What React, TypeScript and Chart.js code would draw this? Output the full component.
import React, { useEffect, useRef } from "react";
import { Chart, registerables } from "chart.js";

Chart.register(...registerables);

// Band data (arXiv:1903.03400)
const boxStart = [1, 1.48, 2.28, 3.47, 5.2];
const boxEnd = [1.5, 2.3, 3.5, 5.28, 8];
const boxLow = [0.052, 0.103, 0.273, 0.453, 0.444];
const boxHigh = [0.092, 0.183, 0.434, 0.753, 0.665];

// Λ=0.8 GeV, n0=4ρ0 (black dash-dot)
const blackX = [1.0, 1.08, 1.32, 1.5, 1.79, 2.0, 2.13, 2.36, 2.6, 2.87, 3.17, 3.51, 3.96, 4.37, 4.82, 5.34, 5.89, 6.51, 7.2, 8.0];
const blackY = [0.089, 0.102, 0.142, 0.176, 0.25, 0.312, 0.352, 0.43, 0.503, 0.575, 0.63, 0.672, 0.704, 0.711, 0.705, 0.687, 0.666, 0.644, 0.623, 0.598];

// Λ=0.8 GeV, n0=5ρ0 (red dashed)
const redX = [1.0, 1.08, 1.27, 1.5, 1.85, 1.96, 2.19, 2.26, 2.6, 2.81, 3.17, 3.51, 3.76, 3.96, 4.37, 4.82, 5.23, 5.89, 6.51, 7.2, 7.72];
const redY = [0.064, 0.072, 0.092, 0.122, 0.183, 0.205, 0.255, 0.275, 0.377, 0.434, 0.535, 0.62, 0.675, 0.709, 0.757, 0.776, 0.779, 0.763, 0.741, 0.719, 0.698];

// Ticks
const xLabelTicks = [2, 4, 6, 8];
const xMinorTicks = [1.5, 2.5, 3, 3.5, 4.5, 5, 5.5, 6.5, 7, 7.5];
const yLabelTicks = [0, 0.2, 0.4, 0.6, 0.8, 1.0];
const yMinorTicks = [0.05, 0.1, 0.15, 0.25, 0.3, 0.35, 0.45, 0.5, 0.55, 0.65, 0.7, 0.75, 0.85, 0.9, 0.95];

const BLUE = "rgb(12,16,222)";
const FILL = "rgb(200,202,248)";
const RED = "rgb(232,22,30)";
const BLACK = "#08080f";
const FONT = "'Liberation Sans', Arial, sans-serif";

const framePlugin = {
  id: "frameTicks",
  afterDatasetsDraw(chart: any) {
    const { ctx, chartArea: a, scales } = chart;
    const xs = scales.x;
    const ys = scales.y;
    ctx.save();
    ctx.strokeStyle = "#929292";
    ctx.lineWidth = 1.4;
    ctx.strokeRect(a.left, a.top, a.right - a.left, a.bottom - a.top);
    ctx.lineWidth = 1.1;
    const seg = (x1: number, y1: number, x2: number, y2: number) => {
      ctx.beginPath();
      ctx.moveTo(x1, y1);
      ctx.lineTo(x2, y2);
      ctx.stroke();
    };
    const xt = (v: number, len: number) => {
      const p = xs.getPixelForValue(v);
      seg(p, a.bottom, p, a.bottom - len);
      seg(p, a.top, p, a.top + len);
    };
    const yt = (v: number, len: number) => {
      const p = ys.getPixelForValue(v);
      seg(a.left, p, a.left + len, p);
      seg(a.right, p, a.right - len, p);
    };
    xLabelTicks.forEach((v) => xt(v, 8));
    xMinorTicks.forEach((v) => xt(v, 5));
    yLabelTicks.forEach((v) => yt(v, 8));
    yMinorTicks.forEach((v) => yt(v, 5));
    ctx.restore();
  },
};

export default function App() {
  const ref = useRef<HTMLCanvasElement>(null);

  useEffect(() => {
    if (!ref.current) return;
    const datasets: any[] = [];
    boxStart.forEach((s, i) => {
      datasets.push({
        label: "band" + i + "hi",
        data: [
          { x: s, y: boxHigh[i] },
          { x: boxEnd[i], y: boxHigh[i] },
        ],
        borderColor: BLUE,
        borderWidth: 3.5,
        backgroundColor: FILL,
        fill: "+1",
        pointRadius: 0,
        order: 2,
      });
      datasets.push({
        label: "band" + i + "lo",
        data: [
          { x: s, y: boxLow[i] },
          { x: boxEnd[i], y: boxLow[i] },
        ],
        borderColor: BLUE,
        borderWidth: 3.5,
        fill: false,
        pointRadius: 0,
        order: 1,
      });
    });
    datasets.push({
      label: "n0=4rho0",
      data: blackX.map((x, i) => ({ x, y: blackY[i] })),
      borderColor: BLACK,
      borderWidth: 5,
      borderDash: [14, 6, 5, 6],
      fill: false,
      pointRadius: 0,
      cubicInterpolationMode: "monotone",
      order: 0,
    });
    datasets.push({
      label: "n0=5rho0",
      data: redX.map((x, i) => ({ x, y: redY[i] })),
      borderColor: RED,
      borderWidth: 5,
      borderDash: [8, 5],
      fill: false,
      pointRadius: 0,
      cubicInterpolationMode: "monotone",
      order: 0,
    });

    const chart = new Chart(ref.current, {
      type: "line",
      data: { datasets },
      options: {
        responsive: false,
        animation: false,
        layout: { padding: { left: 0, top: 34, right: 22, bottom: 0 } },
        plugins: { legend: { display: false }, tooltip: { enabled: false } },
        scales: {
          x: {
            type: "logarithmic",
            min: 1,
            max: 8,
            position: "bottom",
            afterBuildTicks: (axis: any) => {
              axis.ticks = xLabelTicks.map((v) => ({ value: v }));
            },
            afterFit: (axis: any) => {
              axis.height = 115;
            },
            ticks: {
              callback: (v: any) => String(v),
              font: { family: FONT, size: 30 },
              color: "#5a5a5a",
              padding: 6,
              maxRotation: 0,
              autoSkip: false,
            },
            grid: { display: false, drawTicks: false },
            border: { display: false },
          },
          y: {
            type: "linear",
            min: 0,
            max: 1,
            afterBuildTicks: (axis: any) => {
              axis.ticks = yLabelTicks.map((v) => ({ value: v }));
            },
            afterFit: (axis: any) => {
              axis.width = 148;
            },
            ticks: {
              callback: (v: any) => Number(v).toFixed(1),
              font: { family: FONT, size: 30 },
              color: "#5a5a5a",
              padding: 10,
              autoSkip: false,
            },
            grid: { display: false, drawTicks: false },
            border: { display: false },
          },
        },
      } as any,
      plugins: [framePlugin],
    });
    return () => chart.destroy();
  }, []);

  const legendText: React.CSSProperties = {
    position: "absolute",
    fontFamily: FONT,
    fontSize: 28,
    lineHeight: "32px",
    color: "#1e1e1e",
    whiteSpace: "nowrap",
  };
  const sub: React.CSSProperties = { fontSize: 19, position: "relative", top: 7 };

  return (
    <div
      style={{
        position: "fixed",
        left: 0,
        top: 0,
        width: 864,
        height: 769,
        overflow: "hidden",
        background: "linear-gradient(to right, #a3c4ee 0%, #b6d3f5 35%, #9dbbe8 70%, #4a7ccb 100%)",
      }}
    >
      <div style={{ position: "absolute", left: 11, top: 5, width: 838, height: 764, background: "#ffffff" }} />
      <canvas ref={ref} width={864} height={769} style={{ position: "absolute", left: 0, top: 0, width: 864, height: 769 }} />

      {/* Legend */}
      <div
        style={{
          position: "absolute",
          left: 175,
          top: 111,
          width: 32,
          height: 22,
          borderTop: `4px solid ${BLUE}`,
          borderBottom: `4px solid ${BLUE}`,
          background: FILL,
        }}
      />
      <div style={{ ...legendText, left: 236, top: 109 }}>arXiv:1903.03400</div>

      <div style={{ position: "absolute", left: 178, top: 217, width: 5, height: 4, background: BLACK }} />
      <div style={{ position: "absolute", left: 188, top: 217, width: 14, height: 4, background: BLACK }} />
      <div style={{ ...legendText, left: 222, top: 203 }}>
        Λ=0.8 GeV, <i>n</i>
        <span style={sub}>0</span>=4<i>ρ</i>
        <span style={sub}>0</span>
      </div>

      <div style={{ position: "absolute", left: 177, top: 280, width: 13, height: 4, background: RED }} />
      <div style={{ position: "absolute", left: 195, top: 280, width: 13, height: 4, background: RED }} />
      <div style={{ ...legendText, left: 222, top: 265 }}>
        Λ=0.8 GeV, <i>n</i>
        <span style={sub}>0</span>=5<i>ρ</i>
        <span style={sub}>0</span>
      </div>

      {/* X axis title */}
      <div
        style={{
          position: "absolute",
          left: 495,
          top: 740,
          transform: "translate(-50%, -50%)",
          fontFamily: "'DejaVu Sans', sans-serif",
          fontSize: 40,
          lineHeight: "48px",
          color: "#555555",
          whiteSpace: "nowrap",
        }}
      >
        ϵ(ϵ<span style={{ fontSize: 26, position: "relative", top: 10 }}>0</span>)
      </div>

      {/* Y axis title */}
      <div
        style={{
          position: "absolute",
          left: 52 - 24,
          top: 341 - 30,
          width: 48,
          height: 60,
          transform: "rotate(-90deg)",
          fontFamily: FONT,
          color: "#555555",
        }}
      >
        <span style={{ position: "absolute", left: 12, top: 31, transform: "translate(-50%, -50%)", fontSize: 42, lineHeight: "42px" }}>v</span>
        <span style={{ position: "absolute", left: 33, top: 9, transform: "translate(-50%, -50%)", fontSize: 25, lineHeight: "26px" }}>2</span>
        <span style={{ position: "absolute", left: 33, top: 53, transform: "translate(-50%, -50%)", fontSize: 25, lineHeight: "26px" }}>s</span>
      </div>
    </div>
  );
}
==
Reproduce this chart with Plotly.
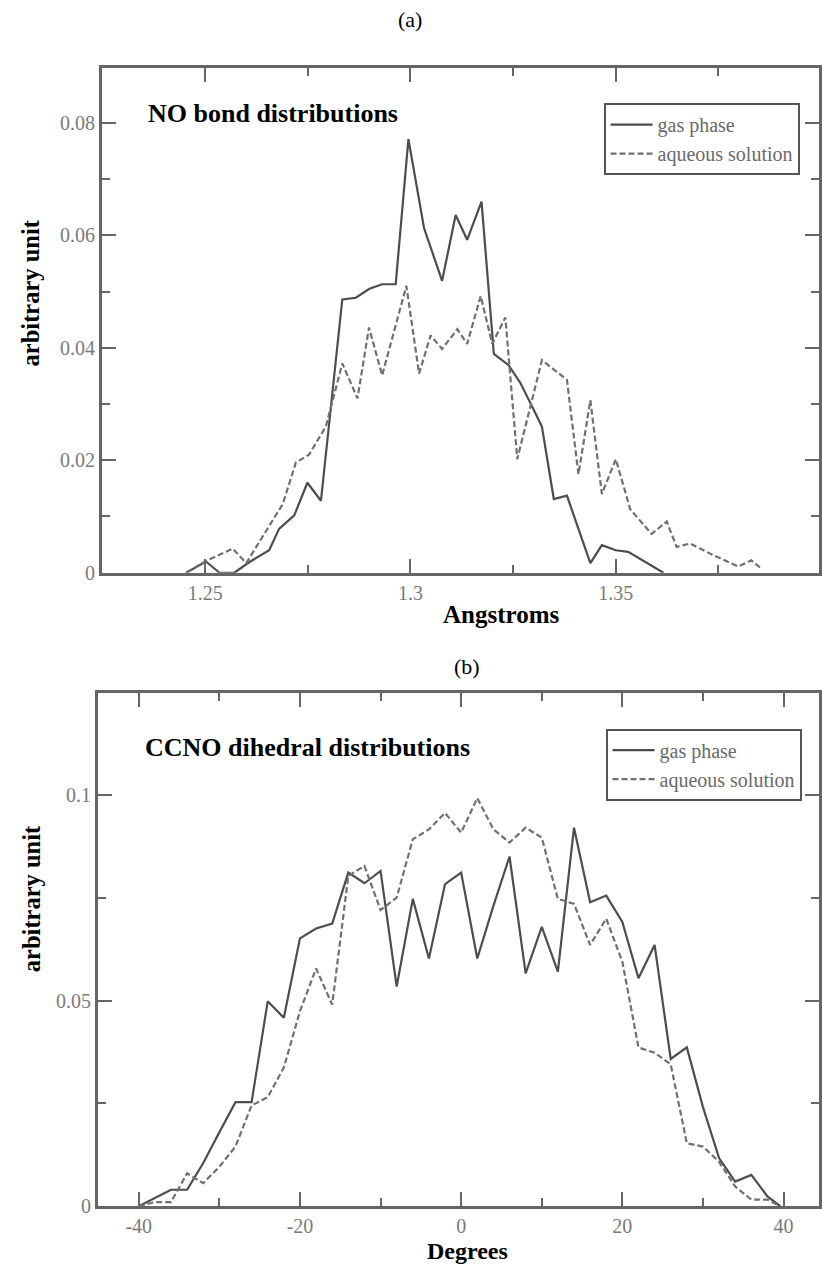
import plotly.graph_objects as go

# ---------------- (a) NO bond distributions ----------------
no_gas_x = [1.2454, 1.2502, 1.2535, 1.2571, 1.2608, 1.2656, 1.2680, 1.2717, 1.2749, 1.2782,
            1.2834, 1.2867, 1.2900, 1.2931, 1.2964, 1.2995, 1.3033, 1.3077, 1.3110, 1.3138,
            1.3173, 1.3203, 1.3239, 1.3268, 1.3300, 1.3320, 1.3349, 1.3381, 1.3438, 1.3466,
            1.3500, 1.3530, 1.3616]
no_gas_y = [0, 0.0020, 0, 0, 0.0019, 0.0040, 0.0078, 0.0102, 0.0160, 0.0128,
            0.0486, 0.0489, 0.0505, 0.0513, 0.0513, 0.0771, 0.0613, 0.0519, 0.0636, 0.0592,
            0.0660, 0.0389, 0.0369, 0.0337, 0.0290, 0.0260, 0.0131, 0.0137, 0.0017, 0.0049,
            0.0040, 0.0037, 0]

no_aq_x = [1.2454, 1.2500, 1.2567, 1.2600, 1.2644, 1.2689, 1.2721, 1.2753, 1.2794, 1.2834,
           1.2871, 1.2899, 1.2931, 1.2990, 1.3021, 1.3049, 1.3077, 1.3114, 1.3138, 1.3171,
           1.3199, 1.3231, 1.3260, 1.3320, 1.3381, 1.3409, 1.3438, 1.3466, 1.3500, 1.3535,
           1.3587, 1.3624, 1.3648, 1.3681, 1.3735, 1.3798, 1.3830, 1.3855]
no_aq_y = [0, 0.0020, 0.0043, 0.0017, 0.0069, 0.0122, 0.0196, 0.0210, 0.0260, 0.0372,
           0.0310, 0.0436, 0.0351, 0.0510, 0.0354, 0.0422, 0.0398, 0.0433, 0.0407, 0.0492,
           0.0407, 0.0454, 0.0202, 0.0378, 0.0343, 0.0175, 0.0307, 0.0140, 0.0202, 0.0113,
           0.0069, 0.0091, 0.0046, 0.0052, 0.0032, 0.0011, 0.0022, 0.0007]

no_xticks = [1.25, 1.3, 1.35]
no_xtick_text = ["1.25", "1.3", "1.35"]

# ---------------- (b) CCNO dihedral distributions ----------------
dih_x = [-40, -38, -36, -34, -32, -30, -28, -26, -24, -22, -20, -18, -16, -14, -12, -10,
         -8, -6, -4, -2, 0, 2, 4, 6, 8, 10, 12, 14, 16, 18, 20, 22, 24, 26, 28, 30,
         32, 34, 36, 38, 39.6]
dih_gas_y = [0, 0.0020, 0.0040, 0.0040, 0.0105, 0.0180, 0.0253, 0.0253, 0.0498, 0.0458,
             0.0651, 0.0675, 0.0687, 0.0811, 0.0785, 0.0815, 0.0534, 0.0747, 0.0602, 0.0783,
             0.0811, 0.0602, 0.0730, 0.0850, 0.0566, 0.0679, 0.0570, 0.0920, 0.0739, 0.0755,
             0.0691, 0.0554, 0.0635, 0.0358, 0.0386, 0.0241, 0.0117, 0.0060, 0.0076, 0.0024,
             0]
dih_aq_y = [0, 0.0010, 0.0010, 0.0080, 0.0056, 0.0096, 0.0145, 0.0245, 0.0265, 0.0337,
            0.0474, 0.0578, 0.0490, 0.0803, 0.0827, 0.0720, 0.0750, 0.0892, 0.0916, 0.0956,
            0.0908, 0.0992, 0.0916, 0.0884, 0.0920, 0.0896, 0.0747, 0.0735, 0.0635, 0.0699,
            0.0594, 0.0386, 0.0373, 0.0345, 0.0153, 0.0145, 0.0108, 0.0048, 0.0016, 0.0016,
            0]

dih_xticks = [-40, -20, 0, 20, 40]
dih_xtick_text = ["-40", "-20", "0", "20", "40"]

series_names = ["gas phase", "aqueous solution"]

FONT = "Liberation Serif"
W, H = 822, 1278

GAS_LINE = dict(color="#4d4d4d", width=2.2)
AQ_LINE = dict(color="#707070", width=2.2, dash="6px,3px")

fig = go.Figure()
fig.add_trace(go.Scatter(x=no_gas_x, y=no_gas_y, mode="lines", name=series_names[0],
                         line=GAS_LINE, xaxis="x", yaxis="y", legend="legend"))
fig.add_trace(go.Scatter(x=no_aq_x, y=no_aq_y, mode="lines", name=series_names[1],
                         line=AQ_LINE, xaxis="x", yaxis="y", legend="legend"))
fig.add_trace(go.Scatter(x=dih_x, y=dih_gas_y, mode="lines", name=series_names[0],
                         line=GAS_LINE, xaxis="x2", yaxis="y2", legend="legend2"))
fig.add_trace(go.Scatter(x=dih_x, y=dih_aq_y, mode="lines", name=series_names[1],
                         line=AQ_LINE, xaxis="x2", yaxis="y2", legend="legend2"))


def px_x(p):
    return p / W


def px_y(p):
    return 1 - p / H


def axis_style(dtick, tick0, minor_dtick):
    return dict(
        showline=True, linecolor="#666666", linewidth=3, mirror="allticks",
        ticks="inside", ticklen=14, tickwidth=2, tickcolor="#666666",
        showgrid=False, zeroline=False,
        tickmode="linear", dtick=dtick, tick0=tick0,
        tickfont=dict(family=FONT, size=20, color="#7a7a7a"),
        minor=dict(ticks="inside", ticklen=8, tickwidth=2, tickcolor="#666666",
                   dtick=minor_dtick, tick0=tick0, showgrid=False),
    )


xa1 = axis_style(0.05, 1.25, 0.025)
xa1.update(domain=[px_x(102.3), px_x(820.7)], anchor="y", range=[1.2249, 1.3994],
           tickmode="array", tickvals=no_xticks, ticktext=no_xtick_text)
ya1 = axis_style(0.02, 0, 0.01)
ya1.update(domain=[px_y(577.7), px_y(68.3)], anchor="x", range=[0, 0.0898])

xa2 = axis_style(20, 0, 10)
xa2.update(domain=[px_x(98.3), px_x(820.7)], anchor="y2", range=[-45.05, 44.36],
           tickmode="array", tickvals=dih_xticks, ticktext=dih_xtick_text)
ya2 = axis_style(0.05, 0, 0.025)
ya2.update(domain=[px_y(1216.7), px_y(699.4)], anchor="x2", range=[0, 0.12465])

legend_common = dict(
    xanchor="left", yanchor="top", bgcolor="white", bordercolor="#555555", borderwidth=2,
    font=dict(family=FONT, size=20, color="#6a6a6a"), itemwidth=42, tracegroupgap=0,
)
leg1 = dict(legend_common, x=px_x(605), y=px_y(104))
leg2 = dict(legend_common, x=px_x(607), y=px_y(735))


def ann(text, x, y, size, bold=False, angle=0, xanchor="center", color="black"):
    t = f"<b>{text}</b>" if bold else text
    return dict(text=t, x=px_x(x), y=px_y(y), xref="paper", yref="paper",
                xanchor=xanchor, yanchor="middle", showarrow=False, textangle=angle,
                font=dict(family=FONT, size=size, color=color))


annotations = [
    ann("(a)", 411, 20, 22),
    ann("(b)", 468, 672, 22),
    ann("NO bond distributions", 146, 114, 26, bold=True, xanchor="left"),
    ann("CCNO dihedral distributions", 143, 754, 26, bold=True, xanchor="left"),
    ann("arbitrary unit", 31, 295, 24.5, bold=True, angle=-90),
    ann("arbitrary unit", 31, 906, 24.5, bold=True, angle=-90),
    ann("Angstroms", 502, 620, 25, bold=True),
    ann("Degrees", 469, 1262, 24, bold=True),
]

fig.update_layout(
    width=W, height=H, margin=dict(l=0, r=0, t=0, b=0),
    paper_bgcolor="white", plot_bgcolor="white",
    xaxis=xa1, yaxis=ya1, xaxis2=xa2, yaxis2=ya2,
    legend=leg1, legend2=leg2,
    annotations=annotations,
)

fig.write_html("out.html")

**WHAT THE TASK REQUIRES:** Reproduce exactly the run of lines beginning with the one that contains "Reproduce this chart with Plotly." and ending with the one that contains "0.0040, 0.0037, 0]". Do not include pictures.

**ANSWER IN FULL:**
Reproduce this chart with Plotly.
import plotly.graph_objects as go

# ---------------- (a) NO bond distributions ----------------
no_gas_x = [1.2454, 1.2502, 1.2535, 1.2571, 1.2608, 1.2656, 1.2680, 1.2717, 1.2749, 1.2782,
            1.2834, 1.2867, 1.2900, 1.2931, 1.2964, 1.2995, 1.3033, 1.3077, 1.3110, 1.3138,
            1.3173, 1.3203, 1.3239, 1.3268, 1.3300, 1.3320, 1.3349, 1.3381, 1.3438, 1.3466,
            1.3500, 1.3530, 1.3616]
no_gas_y = [0, 0.0020, 0, 0, 0.0019, 0.0040, 0.0078, 0.0102, 0.0160, 0.0128,
            0.0486, 0.0489, 0.0505, 0.0513, 0.0513, 0.0771, 0.0613, 0.0519, 0.0636, 0.0592,
            0.0660, 0.0389, 0.0369, 0.0337, 0.0290, 0.0260, 0.0131, 0.0137, 0.0017, 0.0049,
            0.0040, 0.0037, 0]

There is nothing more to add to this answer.